Data ::
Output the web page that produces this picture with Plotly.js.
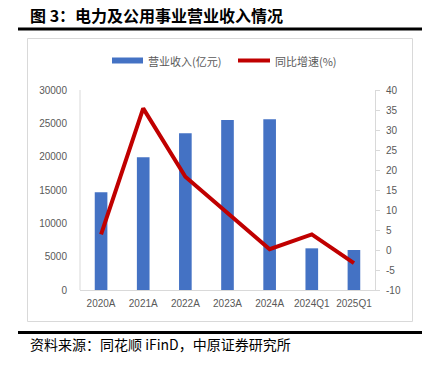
<!DOCTYPE html>
<html><head><meta charset="utf-8">
<script src="https://cdn.plot.ly/plotly-3.0.1.min.js"></script>
<style>html,body{margin:0;padding:0;background:#fff;}#chart{width:431px;height:368px;}</style>
</head><body><div id="chart"></div>
<script>
const categories = ['2020A','2021A','2022A','2023A','2024A','2024Q1','2025Q1'];
const revenue = [14650, 19900, 23500, 25500, 25600, 6250, 6000];
const growth = [3.9, 35.4, 18.3, 9.2, 0.2, 3.9, -3.3];
const seriesNames = ['营业收入(亿元)', '同比增速(%)'];
const leftTicks = [0,5000,10000,15000,20000,25000,30000];
const rightTicks = [-10,-5,0,5,10,15,20,25,30,35,40];
const titleText = '图 3：电力及公用事业营业收入情况';
const sourceText = '资料来源：同花顺 iFinD，中原证券研究所';

const W=431,H=368,L=80,R=56,T=90,B=78;
const pw=W-L-R, ph=H-T-B;
const px = x => (x-L)/pw;
const py = y => (H-B-y)/ph;
const gray='#595959';
const cjk='"Noto Sans CJK SC", "Liberation Sans", sans-serif';
const num='"Liberation Sans", Arial, sans-serif';

const traces = [
 {type:'bar', x:categories, y:revenue, name:seriesNames[0], marker:{color:'#4472C4'}, yaxis:'y', showlegend:false, hoverinfo:'none'},
 {type:'scatter', mode:'lines', x:categories, y:growth, name:seriesNames[1], line:{color:'#C00000', width:4}, yaxis:'y2', showlegend:false, hoverinfo:'none'}
];

const shapes = [
 {type:'line', xref:'paper', yref:'paper', x0:px(18), x1:px(422), y0:py(29), y1:py(29), line:{color:'#000', width:3}},
 {type:'line', xref:'paper', yref:'paper', x0:px(18), x1:px(422), y0:py(332.5), y1:py(332.5), line:{color:'#000', width:3}},
 {type:'rect', xref:'paper', yref:'paper', x0:px(27.5), x1:px(412.5), y0:py(38.5), y1:py(321.5), line:{color:'#D9D9D9', width:1}},
 {type:'rect', xref:'paper', yref:'paper', x0:px(112), x1:px(143), y0:py(57.5), y1:py(63.5), fillcolor:'#4472C4', line:{width:0}},
 {type:'line', xref:'paper', yref:'paper', x0:px(238), x1:px(270), y0:py(60.5), y1:py(60.5), line:{color:'#C00000', width:4}},
 {type:'line', xref:'paper', yref:'paper', x0:0, x1:0, y0:0, y1:1, line:{color:'#D9D9D9', width:1}}
];

const annotations = [
 {xref:'paper', yref:'paper', x:px(28), y:py(15), xanchor:'left', yanchor:'middle', showarrow:false, text:'<b>'+titleText+'</b>', font:{family:cjk, size:16, color:'#000'}},
 {xref:'paper', yref:'paper', x:px(28), y:py(343.5), xanchor:'left', yanchor:'middle', showarrow:false, text:sourceText, font:{family:cjk, size:14, color:'#000'}},
 {xref:'paper', yref:'paper', x:px(146), y:py(60.5), xanchor:'left', yanchor:'middle', showarrow:false, text:seriesNames[0], font:{family:cjk, size:11, color:gray}},
 {xref:'paper', yref:'paper', x:px(273), y:py(60.5), xanchor:'left', yanchor:'middle', showarrow:false, text:seriesNames[1], font:{family:cjk, size:11, color:gray}}
];

const layout = {
 width:W, height:H, margin:{l:L, r:R, t:T, b:B, pad:0},
 paper_bgcolor:'#fff', plot_bgcolor:'#fff',
 bargap:0.7, showlegend:false,
 xaxis:{type:'category', showgrid:false, zeroline:false, showline:true, linecolor:'#D9D9D9', linewidth:1, ticks:'', tickfont:{family:num, size:10, color:gray}, ticklabelstandoff:4},
 yaxis:{range:[0,30000], tickvals:leftTicks, ticktext:leftTicks.map(String), showgrid:false, zeroline:false, showline:false, ticks:'', tickfont:{family:num, size:10, color:gray}, ticklabelstandoff:12},
 yaxis2:{range:[-10,40], tickvals:rightTicks, ticktext:rightTicks.map(String), overlaying:'y', side:'right', showgrid:false, zeroline:false, showline:true, linecolor:'#D9D9D9', linewidth:1, ticks:'outside', ticklen:4, tickcolor:'#D9D9D9', tickfont:{family:num, size:10, color:gray}, ticklabelstandoff:4},
 shapes:shapes, annotations:annotations
};
Plotly.newPlot('chart', traces, layout, {staticPlot:true, displayModeBar:false});
</script></body></html>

Instruction ::
Transcribe all the lines above exactly, apart from the pictures.

Exercise output ::
Output the web page that produces this picture with Plotly.js.
<!DOCTYPE html>
<html><head><meta charset="utf-8">
<script src="https://cdn.plot.ly/plotly-3.0.1.min.js"></script>
<style>html,body{margin:0;padding:0;background:#fff;}#chart{width:431px;height:368px;}</style>
</head><body><div id="chart"></div>
<script>
const categories = ['2020A','2021A','2022A','2023A','2024A','2024Q1','2025Q1'];
const revenue = [14650, 19900, 23500, 25500, 25600, 6250, 6000];
const growth = [3.9, 35.4, 18.3, 9.2, 0.2, 3.9, -3.3];
const seriesNames = ['营业收入(亿元)', '同比增速(%)'];
const leftTicks = [0,5000,10000,15000,20000,25000,30000];
const rightTicks = [-10,-5,0,5,10,15,20,25,30,35,40];
const titleText = '图 3：电力及公用事业营业收入情况';
const sourceText = '资料来源：同花顺 iFinD，中原证券研究所';

const W=431,H=368,L=80,R=56,T=90,B=78;
const pw=W-L-R, ph=H-T-B;
const px = x => (x-L)/pw;
const py = y => (H-B-y)/ph;
const gray='#595959';
const cjk='"Noto Sans CJK SC", "Liberation Sans", sans-serif';
const num='"Liberation Sans", Arial, sans-serif';

const traces = [
 {type:'bar', x:categories, y:revenue, name:seriesNames[0], marker:{color:'#4472C4'}, yaxis:'y', showlegend:false, hoverinfo:'none'},
 {type:'scatter', mode:'lines', x:categories, y:growth, name:seriesNames[1], line:{color:'#C00000', width:4}, yaxis:'y2', showlegend:false, hoverinfo:'none'}
];

const shapes = [
 {type:'line', xref:'paper', yref:'paper', x0:px(18), x1:px(422), y0:py(29), y1:py(29), line:{color:'#000', width:3}},
 {type:'line', xref:'paper', yref:'paper', x0:px(18), x1:px(422), y0:py(332.5), y1:py(332.5), line:{color:'#000', width:3}},
 {type:'rect', xref:'paper', yref:'paper', x0:px(27.5), x1:px(412.5), y0:py(38.5), y1:py(321.5), line:{color:'#D9D9D9', width:1}},
 {type:'rect', xref:'paper', yref:'paper', x0:px(112), x1:px(143), y0:py(57.5), y1:py(63.5), fillcolor:'#4472C4', line:{width:0}},
 {type:'line', xref:'paper', yref:'paper', x0:px(238), x1:px(270), y0:py(60.5), y1:py(60.5), line:{color:'#C00000', width:4}},
 {type:'line', xref:'paper', yref:'paper', x0:0, x1:0, y0:0, y1:1, line:{color:'#D9D9D9', width:1}}
];

const annotations = [
 {xref:'paper', yref:'paper', x:px(28), y:py(15), xanchor:'left', yanchor:'middle', showarrow:false, text:'<b>'+titleText+'</b>', font:{family:cjk, size:16, color:'#000'}},
 {xref:'paper', yref:'paper', x:px(28), y:py(343.5), xanchor:'left', yanchor:'middle', showarrow:false, text:sourceText, font:{family:cjk, size:14, color:'#000'}},
 {xref:'paper', yref:'paper', x:px(146), y:py(60.5), xanchor:'left', yanchor:'middle', showarrow:false, text:seriesNames[0], font:{family:cjk, size:11, color:gray}},
 {xref:'paper', yref:'paper', x:px(273), y:py(60.5), xanchor:'left', yanchor:'middle', showarrow:false, text:seriesNames[1], font:{family:cjk, size:11, color:gray}}
];

const layout = {
 width:W, height:H, margin:{l:L, r:R, t:T, b:B, pad:0},
 paper_bgcolor:'#fff', plot_bgcolor:'#fff',
 bargap:0.7, showlegend:false,
 xaxis:{type:'category', showgrid:false, zeroline:false, showline:true, linecolor:'#D9D9D9', linewidth:1, ticks:'', tickfont:{family:num, size:10, color:gray}, ticklabelstandoff:4},
 yaxis:{range:[0,30000], tickvals:leftTicks, ticktext:leftTicks.map(String), showgrid:false, zeroline:false, showline:false, ticks:'', tickfont:{family:num, size:10, color:gray}, ticklabelstandoff:12},
 yaxis2:{range:[-10,40], tickvals:rightTicks, ticktext:rightTicks.map(String), overlaying:'y', side:'right', showgrid:false, zeroline:false, showline:true, linecolor:'#D9D9D9', linewidth:1, ticks:'outside', ticklen:4, tickcolor:'#D9D9D9', tickfont:{family:num, size:10, color:gray}, ticklabelstandoff:4},
 shapes:shapes, annotations:annotations
};
Plotly.newPlot('chart', traces, layout, {staticPlot:true, displayModeBar:false});
</script></body></html>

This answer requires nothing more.